Sat 27 Jul 2024
Diary PI Mystery Review: BRETT HALLIDAY – The Violent World of Michael Shayne.
Posted by Steve under Diary Reviews[4] Comments
BRETT HALLIDAY – The Violent World of Michael Shayne. Mike Shayne #51. Dell 9334; paperback original; 1st printing, November 1965. Ghost written by Robert Terrall. Cover art by Robert McGinnis. At least one reprint edition.
Mike Shayne is hired by a senator’s daughter to come to Washington and frighten away a widow intent on blackmail. Senator Hitchcock is chairman of a subcommittee which is investigating the awarding of a big airplane contract, and certain lobbyists could be capable of arranging compromising situations.
The widow’s background is not entirely clean, enabling Shayne to finish that part of the job easily enough. But he carries his investigations a bit further, murder results, and all his preconceptions are proven wrong.
Bribery and blackmail in Washington may be real enough, but this book couldn’t convince anyone of it. The characters are standard: unsavory investigators, crooked lobbyists, industrialists willing to look the other way, and one dishonest senator. Shayne works the whole case suffering from lack of sleep, an easy excuse for messing around for as long as he does. If he was confused, pity the reader.
Rating: **½
July 27th, 2024 at 9:55 pm
I’m not a big fan of the Terrall Shaynes, too often it is hard to believe he ever read one of the Hallidays, his Shayne behaves so little like the original. He did much better on his own as Robert Kyle with Ben Gates.
The later the series ran the less they were worth reading for fans of Michael Shayne and not just generic private eye which is what many of the Terrall’s read like.
July 28th, 2024 at 10:34 am
I agree with David’s assessment of the Terrall Shaynes. I only own THE VIOLENT WORLD OF MICHAEL SHAYNE because of the Robert McGinnis cover artwork!
July 28th, 2024 at 11:18 am
(I posted some of this yesterday in response to another Terrall/Shayne review on Facebook. Seems appropriate to re-post here.)

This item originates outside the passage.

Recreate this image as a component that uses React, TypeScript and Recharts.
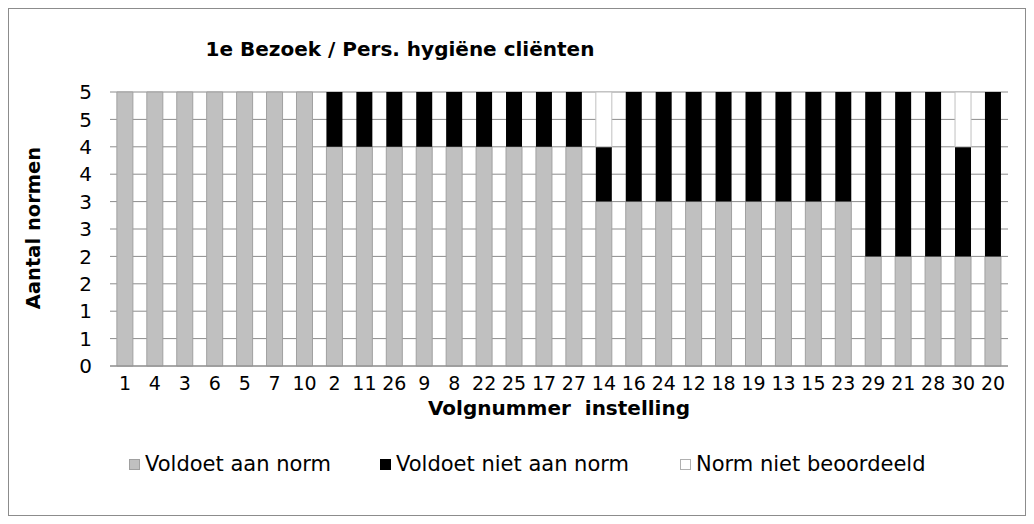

I’ve been a Mike Shanye fan since junior high. For me, the best Dave Dresser Shayne novel is BODIES ARE WHERE YOU FIND THEM with MURDER WEARS A MUMMER’S MASK a close second. All of the early novels in the series have their moments with Mike assisted by an engaging cast of regulars. Over time Dresser’s weak point proved to be plotting, with the hardboiled aspects too often marred by overly contrived, hokey plots, WHEN DORINDA DANCES being a perfect example. Being a Shayne fanboy, I’ve read nearly all of the series ghost writers. My two favorites are James Reasoner and Robert Terrall. I love Terrall’s run of Shayne Dell paperbacks from MERMAID ON THE ROCKS (1967) through BLUE MURDER (1973). I bought ‘em new as they first came out and have read a few of them more than once. I can see why one would take issue with Terrall’s approach. The Reasoner approach was to stay with the original Dresser style with great stories like “Murder in the Magic City.” Terrall eschewed all of the series supporting cast except but IMHO he did stay with Dresser’s original conception of the character. His Shayne novels that I’ve read use BODIES ARE WHERE YOU FIND THEM (1941) as their template: complicated plots driven almost exclusively by physical movement and the redhead’s tough, rule-breaking determination to get to the truth, often in less than 24 hours. GUILTY AS HELL, VIOLENCE IS GOLDEN and LADY, BE BAD are prime example of Terrall’s approach. The defense rests.
August 1st, 2024 at 9:44 pm
I don’t know if I knew Terrall wrote this one or not when I wrote this old review, way back in 1968. I added his name when I posted it just now, as well as that of cover artist Robert McGinnis. I *think* I did, but am I positive? No, not by a long shot.